Inuktitut and Inunaktu are the official languages in Nunavut, in addition to the national languages English and French. Inuktitut is the official language of the territorial government and has several variations. In 2016, 260,550 indigenous people said they could converse in an aboriginal language.
Did you know that canoeing, tug of war, snowshoes, lacrosse, and even Canada’s favorite, the heavenly maple syrup, were all originally indigenous inventions? The aboriginals must be credited for the yummy maple syrup you devour and even the unhealthy tobacco (that you should not be chewing). Numerous indigenous phrases, innovations, and activities have become commonplace in Canadian speech and usage. Barbeque, chipmunk, skunk, hammock, and moose are some of the everyday words that have their origins in Canada’s indigenous.
The indigenous lands have a distinct culture that corresponds closely with the ecological ecosystem.
June 21 is recognized and celebrated as National Indigenous Peoples Day in appreciation of the cultures and contributions of the First Nations, Inuit, and Métis peoples of Canada.
Legal Safeguards and Conservation Efforts
The indigenous population of Canada is safeguarded by section 35 of the Constitution Act, 1982 that stipulates the rights of indigenous peoples.
The Aboriginal Right to Self-Government Policy was announced in 1995, which provides the First Nations and Intuit the constitutional right to form their own governments. They are given the right to form a government in accordance with their culture, history, policies, health, and economic aspects.

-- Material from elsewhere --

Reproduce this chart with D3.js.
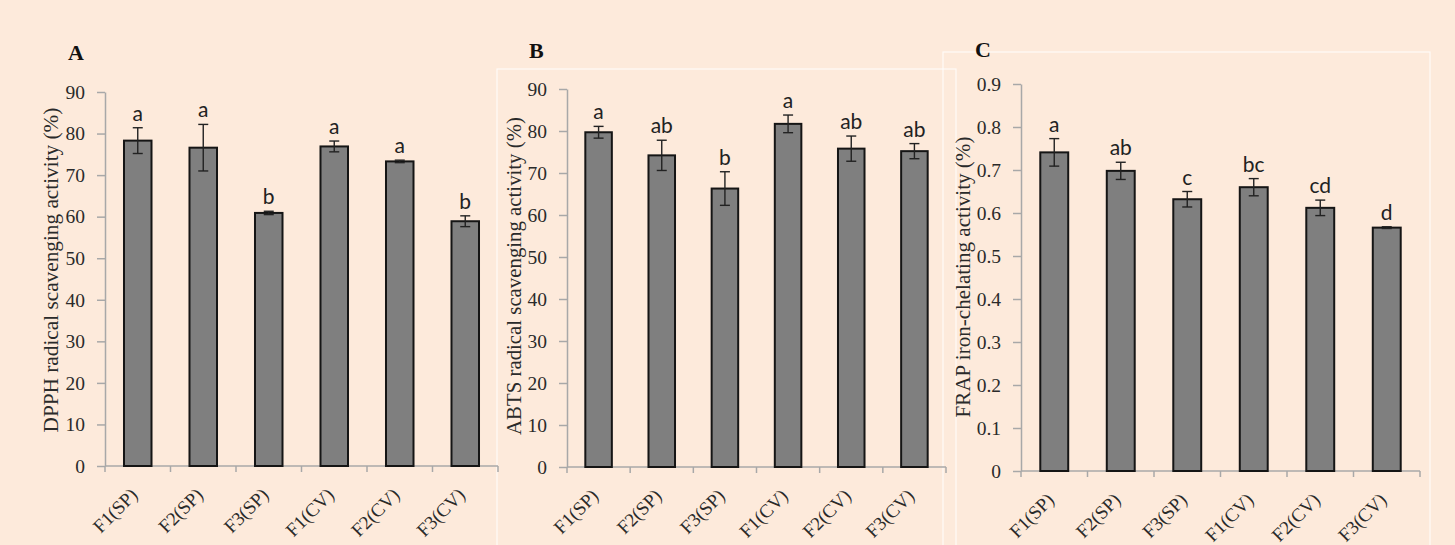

The Indian Health Transfer Policy established a framework for indigenous peoples to take control of health services. They outlined a developmental approach to transfer centered on health self-determination.
Erasure of Indigenous in Canada
The Indigenous population has been exposed to cruel adversities for over centuries now. They have been victims of colonial oppression and discrimination, subjected to ill-treatment which entailed frequent starvation, displacement, seizure of their lands, and a victim of cultural genocide.
This oppression has ongoing impacts on the aboriginals, including a systematic cultural genocide and erasure of indigenous groups. The mainstream racist attitudes of western society belittle the ignorance and culture of the indigenous groups, who struggle to adapt to the new, westernized world while preserving their archaic culture and history.
The Indian Act introduced amendments for making attendance in school mandatory for indigenous children between the ages of 6 and 16 years old. These residential schools enabled the separation of indigenous children from their culture and were designed to assimilate them into a superior Canadian culture.
The indigenous children have endured extreme violence subjected to them by these residential schools, including physical and sexual abuse. These establishments have been associated with post-traumatic stress disorders, substance abuse, alcoholism, and suicide, which prevail within the indigenous groups. There is no record of the official deaths, but the deaths of 3,200 to over 30,000 indigenous children are estimated.
Movements of resistance and events have been implemented to fight back for indigenous rights and educate the unaware masses about the indigenous issues. The Truth and Reconciliation Commission, the Idle No More movement, and the National Inquiry into Missing and Murdered Indigenous Women and Girls are some of the events responsible for provoking a required change for more defined and proper safeguards for the rights of the indigenous population.